# Dats v2



## justforthesoundof (May 8, 2012)

I ordered a DATS and they ran out of them that day. I have been watching for a estimated date. 

Today I see this note: 

Note:The Dayton Audio DATS is temporarily out of stock due to a hardware update. This hardware will upgrade the DATS to the DATS V2. An estimated time of arrival will be provided when Dayton Audio is further along in development. The DATS V2 upgrade improves the stability, reliability, and virtually eliminates the startup time associated with past iterations of the DATS and WT3 systems.


----------



## justforthesoundof (May 8, 2012)

Maybe July 15th, I am told.


----------



## RAW (Feb 25, 2007)

Ever think of purchasing the real woofer tester from Smith & Larson. And yes it works with NO issues.:foottap:


----------



## justforthesoundof (May 8, 2012)

$999.95?


----------



## RAW (Feb 25, 2007)

Yes for the woofertester pro. No the woofer tester 2 is the original. http://www.woofertester.com/wt2product.htm


----------



## justforthesoundof (May 8, 2012)

At lunch, I did a little more digging and saw that. I also saw a comparison on a site called audio excite. I know that with anything there are "staunch supporters". Ford vs Chevy. And both can have their strengths and weaknesses. Does anyone know of a truly unbiased comparison? Also, it appears that the DATS is being redesign in either hardware or software. I do see where the quick start manual now covers Windows 8. Correction. That link has been changed back to 7. I saved the PDF that was there. So I know that I was not dreaming.


----------



## justforthesoundof (May 8, 2012)

DATS V2 is on the Dayton Audio site, not the Parts Express or True Audio sites.


----------



## justforthesoundof (May 8, 2012)

Would you believe, 8/29/2014. I was afraid of that.


----------



## justforthesoundof (May 8, 2012)

The new specifications for V2 is now on truaudio.com/dats. Update software available. Does not show on Parts Express yet. List order date of 28AUG14.


----------



## justforthesoundof (May 8, 2012)

Make that 29AUG14. Type is small eyes are old.


----------



## orzec (Oct 4, 2013)

I have a DATS 1.02 and make the upgrade to DATS 2 today. My hardware still the old DATS. I'm just in the initial tests but the precision and repeatability seems better. I like the new capacitor system measures too. I will take some calibrated capacitosr and indutctors to analize the precision of measures.


----------



## justforthesoundof (May 8, 2012)

Excellent. Keep us informed.


----------



## orzec (Oct 4, 2013)

I was trying the generator mode of DATS and some doubts appear. I know that DATS use the sound card to produce the signals and the line input / output to run it in a circuit. When i do this, everething is ok, but if i plug the DATS device on USB, the generator stop of working. Is it correct?
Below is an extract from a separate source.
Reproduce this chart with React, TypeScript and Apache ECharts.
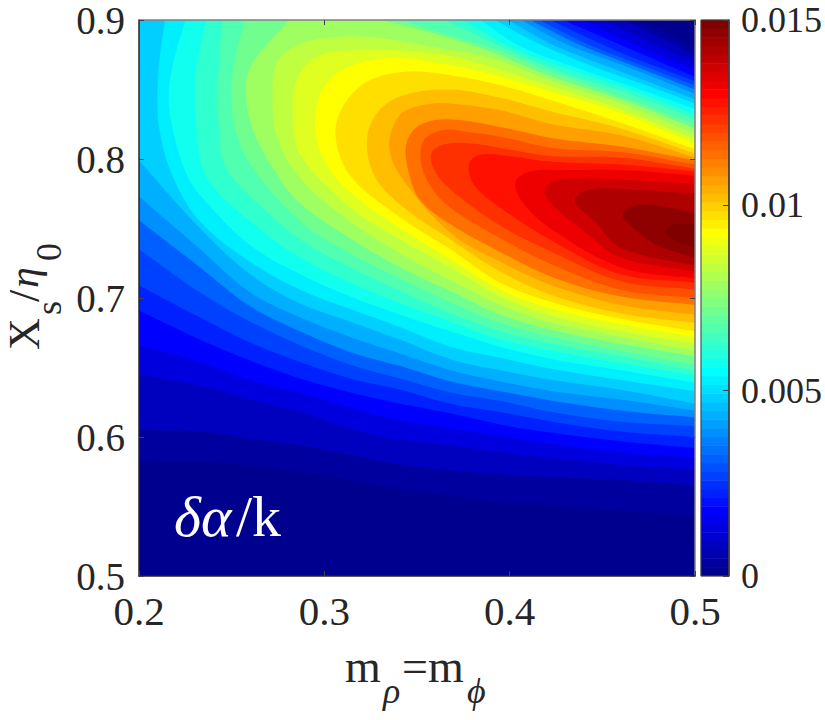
import React, { useEffect, useRef } from "react";
import * as echarts from "echarts";

// Filled contours of delta-alpha/k.
// Levels are in units of 1e-4; points are [m * 1000, X_s/eta_0 * 1000].
const lowerM = [500, 460, 423, 395, 368, 341, 314, 287, 260, 233, 200];
const along = (ys: number[]) => ys.map((y, i) => [lowerM[i], y]);

const lower02 = [544, 547, 551, 553, 558, 562, 569, 575, 580, 582, 583];
const arm02 = [[470, 900], [485, 891], [500, 880]];
const lower05 = [565, 569, 571, 573, 576, 580, 587, 594, 599, 604, 605];
const arm05 = [[462, 900], [481, 888], [500, 875]];
const lower10 = [576, 580, 585, 589, 594, 598, 606, 618, 627, 637, 645];
const arm10 = [[450, 900], [476, 884], [500, 869]];
const lower15 = [585, 589, 595, 601, 606, 612, 621, 632, 641, 654, 666];
const arm15 = [[439, 900], [470, 881], [500, 864]];
const lower20 = [592, 597, 603, 609, 617, 624, 632, 642, 655, 670, 691];
const arm20 = [[429, 900], [460, 882], [500, 859]];
const lower25 = [600, 604, 611, 618, 624, 634, 642, 654, 668, 686, 709];
const arm25 = [[422, 900], [449, 883], [476, 868], [500, 856]];
const lower30 = [608, 611, 618, 626, 632, 642, 652, 666, 683, 704, 735];
const arm30 = [[416, 900], [443, 882], [470, 868], [500, 853]];
const lower35 = [614, 619, 626, 633, 640, 651, 661, 676, 694, 722, 756];
const arm35 = [[411, 900], [438, 882], [465, 868], [500, 850]];
const lower40 = [619, 627, 633, 640, 648, 660, 672, 686, 704, 735, 773];
const arm40 = [[406, 900], [430, 883], [460, 868], [500, 847]];
const lower45 = [624, 634, 641, 648, 656, 670, 683, 696, 717, 750, 799];
const arm45 = [[399, 900], [422, 883], [454, 866], [500, 843]];

const curve50 = [...along([633, 641, 649, 657, 665, 679, 692, 706, 726, 755]), [218, 788], [211, 821], [210, 842], [211, 871], [214, 900]];
const arm50 = [[392, 900], [414, 884], [446, 866], [476, 852], [500, 840]];
const curve55 = [...along([639, 648, 656, 665, 676, 688, 701, 717, 738, 774]), [225, 791], [219, 817], [216, 842], [218, 866], [225, 900]];
const arm55 = [[384, 900], [406, 881], [442, 863], [477, 847], [500, 836]];
const curve60 = [...along([644, 653, 662, 670, 683, 696, 711, 729, 755]), [236, 788], [231, 821], [230, 842], [231, 866], [236, 900]];
const arm60 = [[375, 900], [400, 881], [433, 864], [465, 850], [500, 832]];
const curve65 = [...along([648, 658, 667, 676, 689, 705, 722, 742, 773]), [246, 796], [243, 824], [242, 842], [243, 866], [245, 900]];
const arm65 = [[365, 900], [395, 881], [427, 863], [462, 848], [500, 829]];
const curve70 = [...along([652, 662, 672, 682, 697, 714, 732, 755]), [260, 796], [252, 821], [250, 842], [251, 866], [257, 900]];
const arm70 = [[341, 900], [365, 890], [392, 879], [424, 862], [460, 845], [500, 825]];
const curve75 = [...along([658, 667, 677, 688, 705, 722, 743, 768]), [274, 790], [262, 819], [258, 842], [260, 866], [281, 900]];
const arm75 = [[330, 900], [352, 893], [388, 878], [423, 859], [460, 843], [500, 822]];

const ring80 = [...along([662, 672, 682, 695, 713, 732, 755, 786]), [275, 814], [272, 842], [275, 871], [290, 884], [308, 888], [330, 887], [357, 881], [389, 873], [423, 856], [460, 840], [500, 818]];
const ring85 = [...along([667, 676, 687, 701, 722, 742, 765]), [287, 803], [283, 832], [285, 857], [295, 873], [314, 878], [341, 878], [368, 874], [393, 865], [423, 852], [460, 836], [500, 814]];
const ring90 = [...along([672, 681, 692, 706, 728, 750, 776]), [300, 799], [295, 824], [299, 850], [311, 865], [335, 873], [357, 870], [381, 864], [406, 855], [423, 848], [460, 833], [500, 811]];
const ring95 = [...along([676, 685, 697, 711, 735, 758, 788]), [306, 817], [311, 840], [325, 857], [346, 863], [369, 860], [395, 853], [423, 842], [460, 826], [500, 807]];
const ring100 = [...along([682, 689, 702, 719, 742, 767]), [327, 788], [323, 814], [329, 834], [343, 846], [368, 850], [395, 844], [423, 834], [460, 822], [500, 804]];
const ring105 = [...along([688, 695, 709, 726, 747, 788]), [335, 810], [341, 832], [354, 839], [368, 840], [395, 835], [423, 825], [460, 817], [500, 801]];
const ring110 = [...along([695, 701, 715, 733, 753]), [352, 770], [346, 788], [344, 809], [349, 822], [360, 828], [373, 828], [395, 823], [423, 815], [460, 809], [500, 799]];
const ring115 = [...along([700, 706, 724, 743, 765]), [357, 781], [352, 799], [354, 814], [365, 821], [379, 819], [395, 816], [423, 808], [460, 805], [500, 796]];
const ring120 = [...along([706, 712, 733, 752, 778]), [359, 793], [358, 805], [366, 811], [381, 811], [395, 808], [423, 802], [460, 801], [500, 793]];
const ring125 = [...along([711, 717, 741, 765]), [381, 781], [378, 796], [384, 803], [400, 802], [423, 798], [460, 796], [500, 791]];
const ring130 = [...along([714, 722, 749]), [408, 767], [403, 783], [411, 791], [433, 792], [460, 792], [500, 788]];
const ring135 = [...along([719, 729]), [441, 747], [423, 767], [419, 778], [427, 785], [460, 785], [500, 782]];
const ring140 = [...along([723, 736]), [446, 755], [435, 770], [443, 778], [465, 778], [500, 775]];
const ring145 = [...along([729]), [481, 737], [468, 749], [461, 760], [470, 767], [487, 765], [500, 761]];
const ring148 = [[500, 736], [492, 740], [484, 747], [489, 753], [500, 753]];

const topLeftOutside = [[170, 960]];
const wholePlot = [[[170, 460]], [[530, 460]], [[530, 960]], [[170, 960]]];

const open = (lower: number[], arm: number[][]) => [along(lower), topLeftOutside, arm];

const contours: { level: number; parts: number[][][] }[] = [
  { level: 0, parts: wholePlot },
  { level: 2.5, parts: open(lower02, arm02) },
  { level: 5, parts: open(lower05, arm05) },
  { level: 10, parts: open(lower10, arm10) },
  { level: 15, parts: open(lower15, arm15) },
  { level: 20, parts: open(lower20, arm20) },
  { level: 25, parts: open(lower25, arm25) },
  { level: 30, parts: open(lower30, arm30) },
  { level: 35, parts: open(lower35, arm35) },
  { level: 40, parts: open(lower40, arm40) },
  { level: 45, parts: open(lower45, arm45) },
  { level: 50, parts: [curve50, arm50] },
  { level: 55, parts: [curve55, arm55] },
  { level: 60, parts: [curve60, arm60] },
  { level: 65, parts: [curve65, arm65] },
  { level: 70, parts: [curve70, arm70] },
  { level: 75, parts: [curve75, arm75] },
  { level: 80, parts: [ring80] },
  { level: 85, parts: [ring85] },
  { level: 90, parts: [ring90] },
  { level: 95, parts: [ring95] },
  { level: 100, parts: [ring100] },
  { level: 105, parts: [ring105] },
  { level: 110, parts: [ring110] },
  { level: 115, parts: [ring115] },
  { level: 120, parts: [ring120] },
  { level: 125, parts: [ring125] },
  { level: 130, parts: [ring130] },
  { level: 135, parts: [ring135] },
  { level: 140, parts: [ring140] },
  { level: 145, parts: [ring145] },
  { level: 148, parts: [ring148] },
];

const barTickLabels = ["0", "0.005", "0.01", "0.015"];
const valueMax = 150;
const levelCount = 64;

const serif = "'Liberation Serif', 'Times New Roman', serif";
const ink = "#262626";

function jet(i: number) {
  const t = (i + 1) / levelCount;
  const c = (v: number) => Math.round(255 * Math.max(0, Math.min(1, v)));
  return `rgb(${c(Math.min(4 * t - 1.5, -4 * t + 4.5))},${c(Math.min(4 * t - 0.5, -4 * t + 3.5))},${c(Math.min(4 * t + 0.5, -4 * t + 2.5))})`;
}

const pieces = Array.from({ length: levelCount }, (_, i) => ({
  gte: (i * valueMax) / levelCount,
  lt: i === levelCount - 1 ? valueMax + 1 : ((i + 1) * valueMax) / levelCount,
  color: jet(i),
}));

const barCats = pieces.map((_, i) => String(i));
const barCells = pieces.map((p, i) => [0, i, p.gte + 0.01]);

function bandColor(index: number) {
  const low = contours[index].level;
  const high = index + 1 < contours.length ? contours[index + 1].level : valueMax;
  return jet(Math.min(levelCount - 1, Math.floor((((low + high) / 2) * levelCount) / valueMax)));
}

// A part's ends run on past the plot's edge, so that the clip cuts the curve there.
function outline(parts: number[][][]) {
  const out: number[][] = [];
  parts.forEach((part) => {
    if (part.length < 2) {
      out.push(part[0]);
      return;
    }
    const past = (a: number[], b: number[]) => [b[0] + (b[0] - a[0]) * 0.6, b[1] + (b[1] - a[1]) * 0.6];
    out.push(past(part[1], part[0]), ...part, past(part[part.length - 2], part[part.length - 1]));
  });
  return out;
}

function txt(text: string, x: number, y: number, size: number, opts: any = {}) {
  return {
    type: "text",
    x,
    y,
    rotation: opts.rot ? Math.PI / 2 : 0,
    z: 20,
    style: {
      text,
      fill: opts.fill || ink,
      font: `${opts.italic ? "italic " : ""}${size}px ${serif}`,
      textAlign: "left",
      textVerticalAlign: "middle",
    },
  };
}

const frameAxis = (extra: any, color: string) => ({
  type: "value",
  gridIndex: 0,
  z: 10,
  axisLine: { show: true, onZero: false, lineStyle: { color, width: 1.5 } },
  axisTick: { show: true, inside: true, length: 5, lineStyle: { color: "#404040", width: 1 } },
  splitLine: { show: false },
  axisLabel: { show: false },
  ...extra,
});

export default function App() {
  const ref = useRef<HTMLDivElement>(null);
  useEffect(() => {
    const chart = echarts.init(ref.current!, null, { renderer: "svg" });
    const tickLabel = {
      show: true,
      color: ink,
      fontFamily: serif,
      fontSize: 41,
      margin: 14,
      formatter: (v: number) => v.toFixed(1),
    };
    chart.setOption({
      animation: false,
      backgroundColor: "#ffffff",
      grid: [
        { left: 139, top: 20, width: 556, height: 556 },
        { left: 701, top: 20, width: 28, height: 556 },
      ],
      xAxis: [
        frameAxis({ min: 0.2, max: 0.5, interval: 0.1, position: "bottom", axisLabel: tickLabel }, ink),
        frameAxis({ min: 0.2, max: 0.5, interval: 0.1, position: "top" }, "#808080"),
        { type: "category", data: ["0"], gridIndex: 1, position: "bottom", show: false },
      ],
      yAxis: [
        frameAxis({ min: 0.5, max: 0.9, interval: 0.1, position: "left", axisLabel: { ...tickLabel, fontSize: 39, padding: [4, 0, 0, 0] } }, ink),
        frameAxis({ min: 0.5, max: 0.9, interval: 0.1, position: "right" }, "#808080"),
        { type: "category", data: barCats, gridIndex: 1, position: "left", show: false },
        {
          type: "value",
          gridIndex: 1,
          z: 10,
          min: 0,
          max: 0.015,
          interval: 0.005,
          position: "right",
          axisLine: { show: true, onZero: false, lineStyle: { color: "#404040", width: 1.5 } },
          axisTick: { show: true, inside: true, length: 6, lineStyle: { color: "#404040", width: 1 } },
          splitLine: { show: false },
          axisLabel: {
            show: true,
            color: ink,
            fontFamily: serif,
            fontSize: 36,
            margin: 12,
            padding: [2, 0, 0, 0],
            formatter: (_: number, i: number) => barTickLabels[i],
          },
        },
      ],
      visualMap: {
        type: "piecewise",
        show: false,
        dimension: 2,
        seriesIndex: 1,
        pieces,
      },
      series: [
        {
          type: "custom",
          xAxisIndex: 0,
          yAxisIndex: 0,
          clip: true,
          silent: true,
          data: contours.map((c) => [0.35, 0.7, c.level]),
          renderItem: (params: any, api: any) => ({
            type: "polygon",
            shape: {
              points: outline(contours[params.dataIndex].parts).map((p) => api.coord([p[0] / 1000, p[1] / 1000])),
              smooth: 0.35,
            },
            style: { fill: bandColor(params.dataIndex) },
          }),
        },
        {
          type: "heatmap",
          xAxisIndex: 2,
          yAxisIndex: 2,
          data: barCells,
          itemStyle: { borderWidth: 0 },
          progressive: 0,
        },
      ],
      graphic: [
        { type: "rect", z: 19, shape: { x: 701, y: 20, width: 28, height: 556 }, style: { fill: "none", stroke: "#404040", lineWidth: 1 } },
        txt("δα", 174, 516, 58, { fill: "#ffffff", italic: true }),
        txt("/k", 236, 516, 58, { fill: "#ffffff" }),
        txt("m", 345, 666, 46),
        txt("ρ", 383, 691, 36, { italic: true }),
        txt("=", 402, 666, 46),
        txt("m", 428, 666, 46),
        txt("ϕ", 467, 691, 36, { italic: true }),
        txt("X", 24, 350, 44, { rot: true }),
        txt("s", 49, 315, 36, { rot: true }),
        txt("/", 24, 302, 44, { rot: true }),
        txt("η", 24, 288, 42, { rot: true, italic: true }),
        txt("0", 49, 261, 36, { rot: true }),
      ],
    });
    return () => chart.dispose();
  }, []);
  return <div ref={ref} style={{ position: "absolute", left: 0, top: 0, width: 825, height: 720 }} />;
}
The generator and scope can't work togheter on same computer? I was reading something about on help file, but did not understand completely.


----------



## justforthesoundof (May 8, 2012)

You might also post this on the parts express Website for the tester. Since I've been waiting months to get one, I have no experience with it.


----------



## orzec (Oct 4, 2013)

I had a problem with capacitors readings. The lectures was very unstable end not reliable.
Solved! 
After ask Dayton Audio about that question they replay to me asking if i was setting up the "DATS1" on the "DATS2" software. That was the problem, now the readings are very stable.


----------



## justforthesoundof (May 8, 2012)

Does that mean that the DATS V2 device is different from the DATS device?. Is it a setting in the program?


----------



## justforthesoundof (May 8, 2012)

Well, I received an email saying that they had it in and it showed it in stock. Now it shows out of stock. Did they sell out that quick? In one day?


----------



## orzec (Oct 4, 2013)

Yes, the DATS1 and DATS2 have a different hardware, but nothing very relevant to user. I have a DATS1 running under DATS2 software without any problem.


----------



## justforthesoundof (May 8, 2012)

Thank you


----------



## justforthesoundof (May 8, 2012)

After eight months, back in stock.


----------



## justforthesoundof (May 8, 2012)

Thanks to a close friend, I now have one. Hopefully this weekend I'll be a testing fool. 
Is there a way to use the output file directly with WinISD?


----------